§ Problem to solve
In the following material, identify every line holding the string "this" and return it.

§ Dataset excerpt
_ _ _ _

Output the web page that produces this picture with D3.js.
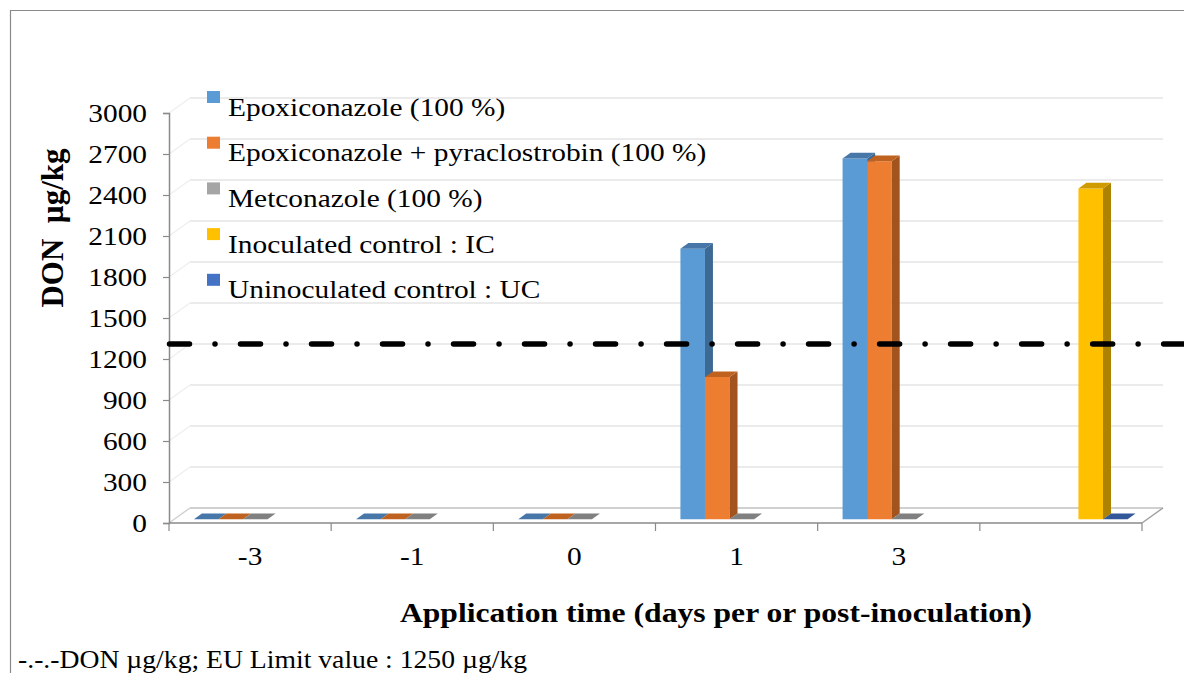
<!DOCTYPE html>
<html><head><meta charset="utf-8">
<script src="https://cdn.jsdelivr.net/npm/d3@7"></script>
<style>
body{margin:0;background:#fff}
text{font-family:"Liberation Serif","Times New Roman",serif;fill:#000}
</style>
</head><body>
<svg id="c" width="1184" height="673"></svg>
<script>
// ---------- data ----------
const categories = ["-3", "-1", "0", "1", "3", ""];
const seriesNames = ["Epoxiconazole (100 %)", "Epoxiconazole + pyraclostrobin (100 %)", "Metconazole (100 %)", "Inoculated control : IC", "Uninoculated control : UC"];
const epoxiconazole = [0, 0, 0, 1980, 2640, null];
const epoxiPyraclostrobin = [0, 0, 0, 1040, 2620, null];
const metconazole = [0, 0, 0, 0, 0, null];
const inoculatedControl = [null, null, null, null, null, 2420];
const uninoculatedControl = [null, null, null, null, null, 0];
const yTicks = [0, 300, 600, 900, 1200, 1500, 1800, 2100, 2400, 2700, 3000];
const limitLevel = 1200; // level at which the EU-limit dash-dot line is drawn in the picture
const yTitle = "DON\u00a0\u00a0µg/kg";
const xTitle = "Application time (days per or post-inoculation)";
const footnote = "-.-.-DON µg/kg; EU Limit value : 1250 µg/kg";

const seriesValues = [epoxiconazole, epoxiPyraclostrobin, metconazole, inoculatedControl, uninoculatedControl];
const faceColors = [
  {front: "#5b9bd5", side: "#3d6a94", top: "#4677a8"},
  {front: "#ed7d31", side: "#a3531d", top: "#bf611f"},
  {front: "#a5a5a5", side: "#6f6f6f", top: "#808080"},
  {front: "#ffc000", side: "#ad8200", top: "#cf9b00"},
  {front: "#4472c4", side: "#2c4f8c", top: "#33589a"}
];

// ---------- layout ----------
const svg = d3.select("#c");
const SX = 1.13;          // horizontal stretch of text in the picture
const FS = 26;
const X0 = 169, X1 = 1142, YB = 523, YT = 113;
const DX = 21, DY = -15;  // depth of the 3D box
const ZF = 0.25, ZB = 0.63; // bar front/back depth fraction

const x = d3.scaleBand().domain(categories).range([X0, X1]);
const xs = d3.scaleBand().domain(d3.range(seriesNames.length)).range([0, x.bandwidth()]).paddingOuter(0.8);
const y = d3.scaleLinear().domain([0, 3000]).range([YB, YT]);
const P = (px, py, z) => [px + z * DX, py + z * DY];

// frame
svg.append("path").attr("d", "M10.5,673 V10.5 H1184").attr("fill", "none").attr("stroke", "#8a8a8a").attr("stroke-width", 1.2);

// back wall gridlines & side wall diagonals
const grid = svg.append("g");
yTicks.forEach(v => {
  const yy = y(v);
  grid.append("line").attr("x1", X0 + DX).attr("x2", X1 + DX).attr("y1", yy + DY).attr("y2", yy + DY)
    .attr("stroke", v === 0 ? "#d0d0d0" : "#ebebeb").attr("stroke-width", 2);
  grid.append("line").attr("x1", X0).attr("y1", yy).attr("x2", X0 + DX).attr("y2", yy + DY)
    .attr("stroke", v === 0 ? "#d0d0d0" : "#efefef").attr("stroke-width", 1.5);
});
// floor right edge
grid.append("line").attr("x1", X1).attr("y1", YB).attr("x2", X1 + DX).attr("y2", YB + DY).attr("stroke", "#a0a0a0").attr("stroke-width", 1.5);

// y axis
const yAxis = svg.append("g").attr("transform", `translate(${X0},0)`)
  .call(d3.axisLeft(y).tickValues(yTicks).tickSize(6).tickFormat(d3.format("d")));
yAxis.select(".domain").attr("stroke", "#8a8a8a").attr("stroke-width", 1.5);
yAxis.selectAll(".tick line").attr("stroke", "#8a8a8a").attr("stroke-width", 1.2);
yAxis.selectAll(".tick text").each(function(d) {
  d3.select(this).attr("x", null).attr("dy", null)
    .attr("transform", `translate(-22,8.5) scale(${SX},1)`)
    .attr("font-size", FS).attr("font-family", "Liberation Serif").attr("fill", "#000");
});

// x axis (front floor edge)
svg.append("line").attr("x1", X0).attr("x2", X1).attr("y1", YB).attr("y2", YB).attr("stroke", "#8a8a8a").attr("stroke-width", 1.5);
const bounds = categories.map(c => x(c)).concat([x(categories[categories.length - 1]) + x.bandwidth()]);
svg.append("g").selectAll("line").data(bounds).join("line")
  .attr("x1", d => d).attr("x2", d => d).attr("y1", YB).attr("y2", YB + 8)
  .attr("stroke", "#8a8a8a").attr("stroke-width", 1.2);
const xAxis = svg.append("g").attr("transform", `translate(0,${YB})`)
  .call(d3.axisBottom(x).tickSize(0));
xAxis.select(".domain").remove();
xAxis.selectAll(".tick text").attr("y", null).attr("dy", null)
  .attr("transform", `translate(0,42) scale(${SX},1)`)
  .attr("font-size", FS).attr("font-family", "Liberation Serif").attr("fill", "#000");

// bars
const bars = [];
categories.forEach((c, i) => {
  seriesValues.forEach((arr, s) => {
    const v = arr[i];
    if (v === null || v === undefined) return;
    bars.push({c, s, v, x0: x(c) + xs(s), x1: x(c) + xs(s) + xs.bandwidth()});
  });
});
bars.sort((a, b) => a.x0 - b.x0);
const gBars = svg.append("g");
const poly = pts => "M" + pts.map(p => p.join(",")).join("L") + "Z";
bars.forEach(b => {
  const col = faceColors[b.s];
  const yb = y(0), yt = y(b.v);
  const fBL = P(b.x0, yb, ZF), fBR = P(b.x1, yb, ZF), fTL = P(b.x0, yt, ZF), fTR = P(b.x1, yt, ZF);
  const bBR = P(b.x1, yb, ZB), bTL = P(b.x0, yt, ZB), bTR = P(b.x1, yt, ZB);
  if (b.v > 0) {
    gBars.append("path").attr("d", poly([fBL, fBR, fTR, fTL])).attr("fill", col.front);
    gBars.append("path").attr("d", poly([fBR, bBR, bTR, fTR])).attr("fill", col.side);
  }
  gBars.append("path").attr("d", poly([fTL, fTR, bTR, bTL])).attr("fill", col.top);
});

// EU limit dash-dot line (on back wall level)
const yl = y(limitLevel) + DY;
svg.append("line").attr("x1", X0 + 0.5).attr("x2", 1184).attr("y1", yl).attr("y2", yl)
  .attr("stroke", "#000").attr("stroke-width", 5.5).attr("stroke-linecap", "round")
  .attr("stroke-dasharray", "20,25.5,0.01,25.5");

// legend
const lg = svg.append("g");
const legY0 = 107, legStep = 45.7;
seriesNames.forEach((n, i) => {
  const cy = legY0 + i * legStep;
  lg.append("rect").attr("x", 207).attr("y", cy - 16).attr("width", 13).attr("height", 12).attr("fill", faceColors[i].front);
  lg.append("text").attr("transform", `translate(228,${cy + 8.5}) scale(${SX},1)`)
    .attr("font-size", FS).text(n);
});

// titles
svg.append("text").attr("transform", `translate(63,228) rotate(-90)`)
  .attr("text-anchor", "middle").attr("font-weight", "bold").attr("font-size", 31).text(yTitle);
svg.append("text").attr("transform", `translate(716,622) scale(${SX},1)`)
  .attr("text-anchor", "middle").attr("font-weight", "bold").attr("font-size", 28).text(xTitle);
svg.append("text").attr("transform", `translate(18,668) scale(${SX},1)`)
  .attr("font-size", 24.5).text(footnote);
</script>
</body></html>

_ _ _ _

§ The completed task
Output the web page that produces this picture with D3.js.
  d3.select(this).attr("x", null).attr("dy", null)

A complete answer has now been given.